Aim of the exercise = Set down each line of the material that follows, exactly, with no pictures.

Supplied information =
#####

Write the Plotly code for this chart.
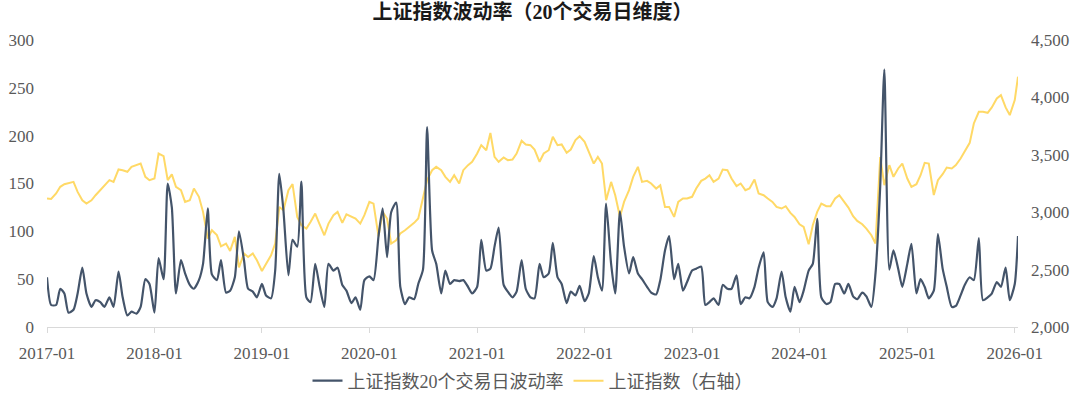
import pandas as pd
import plotly.graph_objects as go

# semi-monthly observation dates (1st / 15th of each month) plus the last reading
dates = list(pd.date_range("2017-01-01", "2026-01-01", freq="SMS").strftime("%Y-%m-%d")) + ["2026-01-12"]

# 上证指数20个交易日波动率 (left axis)
vol = [
    52, 23, 23, 40, 35, 15, 18, 35, 62, 35, 21, 28,
    26, 21, 31, 21, 58, 31, 12, 16, 14, 21, 50, 45,
    15, 72, 50, 150, 125, 35, 70, 56, 44, 40, 49, 66,
    124, 55, 49, 70, 36, 38, 52, 100, 70, 40, 37, 31,
    45, 33, 30, 59, 160, 122, 54, 91, 84, 152, 31, 26,
    66, 44, 21, 66, 59, 62, 44, 38, 25, 31, 18, 49,
    53, 49, 95, 124, 73, 120, 130, 42, 24, 31, 29, 45,
    60, 209, 80, 66, 35, 59, 45, 49, 48, 49, 42, 35,
    42, 91, 59, 61, 84, 104, 44, 37, 31, 37, 70, 40,
    31, 30, 66, 52, 56, 88, 52, 45, 25, 37, 33, 43,
    27, 35, 74, 52, 38, 129, 66, 35, 121, 84, 56, 73,
    56, 50, 42, 36, 34, 49, 80, 95, 50, 66, 38, 47,
    59, 61, 63, 23, 26, 30, 23, 44, 40, 40, 54, 24,
    31, 30, 42, 62, 78, 26, 21, 30, 58, 31, 16, 42,
    26, 38, 59, 66, 113, 31, 24, 26, 45, 45, 35, 45,
    32, 29, 36, 32, 21, 56, 147, 269, 60, 80, 61, 42,
    66, 87, 35, 50, 42, 30, 38, 97, 61, 42, 21, 22,
    33, 44, 52, 49, 93, 28, 31, 35, 47, 42, 62, 28,
    45, 95,
]

# 上证指数 (right axis)
sse = [
    3120, 3115, 3163, 3221, 3244, 3256, 3264, 3177, 3104, 3075, 3104, 3148,
    3192, 3235, 3279, 3264, 3372, 3366, 3352, 3395, 3410, 3424, 3308, 3279,
    3293, 3511, 3488, 3279, 3330, 3221, 3192, 3090, 3104, 3206, 3134, 3003,
    2770, 2843, 2800, 2703, 2727, 2663, 2785, 2520, 2640, 2610, 2640, 2581,
    2488, 2552, 2625, 2727, 3046, 3017, 3192, 3244, 2959, 2886, 2857, 2915,
    2988, 2901, 2799, 2901, 2974, 3003, 2907, 2982, 2959, 2945, 2901, 2974,
    3090, 3075, 2790, 3003, 2945, 2727, 2756, 2814, 2843, 2872, 2907, 2945,
    3134, 3279, 3366, 3395, 3366, 3308, 3264, 3322, 3250, 3366, 3410, 3439,
    3511, 3584, 3540, 3690, 3482, 3439, 3477, 3453, 3459, 3511, 3622, 3590,
    3584, 3546, 3439, 3511, 3540, 3657, 3584, 3590, 3517, 3546, 3628, 3662,
    3613, 3526, 3424, 3482, 3424, 3104, 3264, 3148, 2960, 3090, 3192, 3308,
    3395, 3264, 3273, 3250, 3206, 3235, 3046, 3046, 2959, 3090, 3119, 3119,
    3134, 3206, 3273, 3293, 3322, 3264, 3293, 3372, 3366, 3293, 3227, 3250,
    3192, 3206, 3285, 3163, 3148, 3119, 3090, 3046, 3032, 3052, 2994, 2959,
    2895, 2872, 2720, 2886, 3003, 3075, 3052, 3052, 3119, 3148, 3090, 3040,
    2965, 2924, 2895, 2857, 2799, 2727, 3480, 3235, 3410, 3308, 3381, 3424,
    3293, 3221, 3244, 3322, 3430, 3424, 3150, 3279, 3331, 3389, 3381, 3410,
    3468, 3535, 3604, 3773, 3875, 3875, 3866, 3913, 3991, 4020, 3913, 3846,
    3977, 4180,
]

tick_dates = ["2017-01-01", "2018-01-01", "2019-01-01", "2020-01-01", "2021-01-01",
              "2022-01-01", "2023-01-01", "2024-01-01", "2025-01-01", "2026-01-01"]
tick_labels = ["2017-01", "2018-01", "2019-01", "2020-01", "2021-01",
               "2022-01", "2023-01", "2024-01", "2025-01", "2026-01"]

FONT = "'Liberation Serif', 'Times New Roman', 'Noto Sans CJK SC', serif"
GRAY = "#595959"

fig = go.Figure()
fig.add_trace(go.Scatter(
    x=dates, y=vol, name="上证指数20个交易日波动率", mode="lines",
    line=dict(color="#44546A", width=2.2, shape="spline", smoothing=0.6), yaxis="y2",
))
fig.add_trace(go.Scatter(
    x=dates, y=sse, name="上证指数（右轴）", mode="lines",
    line=dict(color="#FFD966", width=2), yaxis="y",
))

fig.update_layout(
    width=1080, height=394,
    margin=dict(l=47, r=62, t=40, b=67, autoexpand=False),
    paper_bgcolor="white", plot_bgcolor="white",
    font=dict(family=FONT, size=17, color=GRAY),
    title=dict(
        text="上证指数波动率（20个交易日维度）",
        x=0.5, xref="paper", xanchor="center",
        y=1 - 12 / 394, yref="container", yanchor="middle",
        font=dict(family=FONT, size=20, color="#1a1a1a", weight="bold"),
    ),
    xaxis=dict(
        type="date", range=["2017-01-01", "2026-01-12"],
        tickvals=tick_dates, ticktext=tick_labels,
        showline=True, linecolor="#D9D9D9", linewidth=1,
        ticks="outside", ticklen=5, tickcolor="#D9D9D9",
        showgrid=False, zeroline=False, ticklabelstandoff=6,
        tickfont=dict(family=FONT, size=17, color=GRAY),
    ),
    yaxis=dict(
        side="right", range=[2000, 4500], dtick=500, tickformat=",",
        showgrid=False, zeroline=False, showline=False,
        ticklabelstandoff=12,
        tickfont=dict(family=FONT, size=17, color=GRAY),
    ),
    yaxis2=dict(
        overlaying="y", side="left", range=[0, 300], dtick=50,
        showgrid=False, zeroline=False, showline=False,
        ticklabelstandoff=12,
        tickfont=dict(family=FONT, size=17, color=GRAY),
    ),
    legend=dict(
        orientation="h", x=0.5, xanchor="center",
        yref="container", y=1 - 381 / 394, yanchor="middle",
        font=dict(family=FONT, size=18, color=GRAY),
        itemwidth=30, traceorder="normal",
    ),
    showlegend=True,
)

# remove the browser's default page margin so the figure sits at the window origin
fig.write_html("out.html", config={"displayModeBar": False},
               post_script="document.body.style.margin='0';")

#####

Task answer =
Write the Plotly code for this chart.
import pandas as pd
import plotly.graph_objects as go

# semi-monthly observation dates (1st / 15th of each month) plus the last reading
dates = list(pd.date_range("2017-01-01", "2026-01-01", freq="SMS").strftime("%Y-%m-%d")) + ["2026-01-12"]

# 上证指数20个交易日波动率 (left axis)
vol = [
    52, 23, 23, 40, 35, 15, 18, 35, 62, 35, 21, 28,
    26, 21, 31, 21, 58, 31, 12, 16, 14, 21, 50, 45,
    15, 72, 50, 150, 125, 35, 70, 56, 44, 40, 49, 66,
    124, 55, 49, 70, 36, 38, 52, 100, 70, 40, 37, 31,
    45, 33, 30, 59, 160, 122, 54, 91, 84, 152, 31, 26,
    66, 44, 21, 66, 59, 62, 44, 38, 25, 31, 18, 49,
    53, 49, 95, 124, 73, 120, 130, 42, 24, 31, 29, 45,
    60, 209, 80, 66, 35, 59, 45, 49, 48, 49, 42, 35,
    42, 91, 59, 61, 84, 104, 44, 37, 31, 37, 70, 40,
    31, 30, 66, 52, 56, 88, 52, 45, 25, 37, 33, 43,
    27, 35, 74, 52, 38, 129, 66, 35, 121, 84, 56, 73,
    56, 50, 42, 36, 34, 49, 80, 95, 50, 66, 38, 47,
    59, 61, 63, 23, 26, 30, 23, 44, 40, 40, 54, 24,
    31, 30, 42, 62, 78, 26, 21, 30, 58, 31, 16, 42,
    26, 38, 59, 66, 113, 31, 24, 26, 45, 45, 35, 45,
    32, 29, 36, 32, 21, 56, 147, 269, 60, 80, 61, 42,
    66, 87, 35, 50, 42, 30, 38, 97, 61, 42, 21, 22,
    33, 44, 52, 49, 93, 28, 31, 35, 47, 42, 62, 28,
    45, 95,
]

# 上证指数 (right axis)
sse = [
    3120, 3115, 3163, 3221, 3244, 3256, 3264, 3177, 3104, 3075, 3104, 3148,
    3192, 3235, 3279, 3264, 3372, 3366, 3352, 3395, 3410, 3424, 3308, 3279,
    3293, 3511, 3488, 3279, 3330, 3221, 3192, 3090, 3104, 3206, 3134, 3003,
    2770, 2843, 2800, 2703, 2727, 2663, 2785, 2520, 2640, 2610, 2640, 2581,
    2488, 2552, 2625, 2727, 3046, 3017, 3192, 3244, 2959, 2886, 2857, 2915,
    2988, 2901, 2799, 2901, 2974, 3003, 2907, 2982, 2959, 2945, 2901, 2974,
    3090, 3075, 2790, 3003, 2945, 2727, 2756, 2814, 2843, 2872, 2907, 2945,
    3134, 3279, 3366, 3395, 3366, 3308, 3264, 3322, 3250, 3366, 3410, 3439,
    3511, 3584, 3540, 3690, 3482, 3439, 3477, 3453, 3459, 3511, 3622, 3590,
    3584, 3546, 3439, 3511, 3540, 3657, 3584, 3590, 3517, 3546, 3628, 3662,
    3613, 3526, 3424, 3482, 3424, 3104, 3264, 3148, 2960, 3090, 3192, 3308,
    3395, 3264, 3273, 3250, 3206, 3235, 3046, 3046, 2959, 3090, 3119, 3119,
    3134, 3206, 3273, 3293, 3322, 3264, 3293, 3372, 3366, 3293, 3227, 3250,
    3192, 3206, 3285, 3163, 3148, 3119, 3090, 3046, 3032, 3052, 2994, 2959,
    2895, 2872, 2720, 2886, 3003, 3075, 3052, 3052, 3119, 3148, 3090, 3040,
    2965, 2924, 2895, 2857, 2799, 2727, 3480, 3235, 3410, 3308, 3381, 3424,
    3293, 3221, 3244, 3322, 3430, 3424, 3150, 3279, 3331, 3389, 3381, 3410,
    3468, 3535, 3604, 3773, 3875, 3875, 3866, 3913, 3991, 4020, 3913, 3846,
    3977, 4180,
]

tick_dates = ["2017-01-01", "2018-01-01", "2019-01-01", "2020-01-01", "2021-01-01",
              "2022-01-01", "2023-01-01", "2024-01-01", "2025-01-01", "2026-01-01"]
tick_labels = ["2017-01", "2018-01", "2019-01", "2020-01", "2021-01",
               "2022-01", "2023-01", "2024-01", "2025-01", "2026-01"]

FONT = "'Liberation Serif', 'Times New Roman', 'Noto Sans CJK SC', serif"
GRAY = "#595959"

fig = go.Figure()
fig.add_trace(go.Scatter(
    x=dates, y=vol, name="上证指数20个交易日波动率", mode="lines",
    line=dict(color="#44546A", width=2.2, shape="spline", smoothing=0.6), yaxis="y2",
))
fig.add_trace(go.Scatter(
    x=dates, y=sse, name="上证指数（右轴）", mode="lines",
    line=dict(color="#FFD966", width=2), yaxis="y",
))

fig.update_layout(
    width=1080, height=394,
    margin=dict(l=47, r=62, t=40, b=67, autoexpand=False),
    paper_bgcolor="white", plot_bgcolor="white",
    font=dict(family=FONT, size=17, color=GRAY),
    title=dict(
        text="上证指数波动率（20个交易日维度）",
        x=0.5, xref="paper", xanchor="center",
        y=1 - 12 / 394, yref="container", yanchor="middle",
        font=dict(family=FONT, size=20, color="#1a1a1a", weight="bold"),
    ),
    xaxis=dict(
        type="date", range=["2017-01-01", "2026-01-12"],
        tickvals=tick_dates, ticktext=tick_labels,
        showline=True, linecolor="#D9D9D9", linewidth=1,
        ticks="outside", ticklen=5, tickcolor="#D9D9D9",
        showgrid=False, zeroline=False, ticklabelstandoff=6,
        tickfont=dict(family=FONT, size=17, color=GRAY),
    ),
    yaxis=dict(
        side="right", range=[2000, 4500], dtick=500, tickformat=",",
        showgrid=False, zeroline=False, showline=False,
        ticklabelstandoff=12,
        tickfont=dict(family=FONT, size=17, color=GRAY),
    ),
    yaxis2=dict(
        overlaying="y", side="left", range=[0, 300], dtick=50,
        showgrid=False, zeroline=False, showline=False,
        ticklabelstandoff=12,
        tickfont=dict(family=FONT, size=17, color=GRAY),
    ),
    legend=dict(
        orientation="h", x=0.5, xanchor="center",
        yref="container", y=1 - 381 / 394, yanchor="middle",
        font=dict(family=FONT, size=18, color=GRAY),
        itemwidth=30, traceorder="normal",
    ),
    showlegend=True,
)

# remove the browser's default page margin so the figure sits at the window origin
fig.write_html("out.html", config={"displayModeBar": False},
               post_script="document.body.style.margin='0';")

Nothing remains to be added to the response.